The aim of this paper was to examine the organizational learning of intercultural competence in Brazilian MNCs in order to contribute to the construction of a more general model for the development of IC on the organizational level. In the seven cases studied, firms had achieved a surprisingly high level of learning. The reason for this fast pace of learning seems to lie within the Brazilian culture itself. The main contribution of this study lies in the identification of national culture as an element of the organizational intercultural learning process: national culture enhances intercultural learning in the Brazilian case, while it inhibits learning in other countries. Another contribution relies in highlighting the role of geocentric international human resource strategies for the development of organizational IC. The case studies also led to a more precise analysis of the DLL of IC including three stages.

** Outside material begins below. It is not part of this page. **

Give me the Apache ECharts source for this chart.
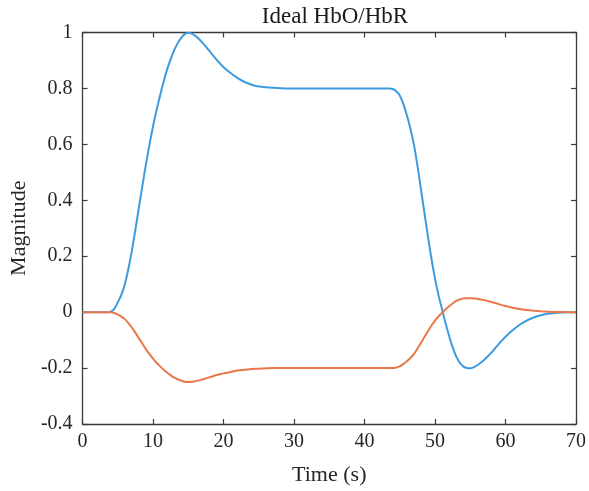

The empirical study in this research was limited to the South Brazilian context. External validity is a critical point in case study research. To what extent is the organizational learning process of IC specifically Brazilian, to what extent is it universal ? Given the lack of empirical research on this topic in other contexts, a clear answer can not be given for the moment. “Estrangeirismo” and flexibility, typical aspects of the Brazilian culture, appeared to accelerate intercultural learning in Brazil. This idea was initially self-asserted by the interviewees, but was supported by the literature on Brazilian culture. Nevertheless, it would be interesting to question foreign business partners or colleagues on the adaptation capacity and flexibility of the Brazilian people. It would also be interesting to further develop these emerging results through more country-specific and comparative studies of intercultural learning. A potential “Brazilian exception” should be considered as a proposition resulting from our study, and needs to be further tested with larger-scale research. In the meantime, this study proposes a theoretically founded and empirically supported model of organizational intercultural learning, and shows that the Brazilian culture is a fertile ground for IC.

Managers who intend to develop their company’s IC can draw several insights from this study. OL of IC requires that cultural diversity be valued within the organization, through

  • high decentralization of decision-making to locals, especially concerning the management of customer relationships,

  • development of intercultural interaction within the company, through foreign assignments, intercultural teams and international meetings.

To this effect, strategic intent is necessary. Top managers must be convinced of the importance of IC and should possess IC themselves. Some people, such as the Brazilians evidently, develop IC more easily than others. Companies seeking to develop organizational IC should endeavor to recruit people who possess high IC or good learning potential for IC when considering strategic positions or top management teams.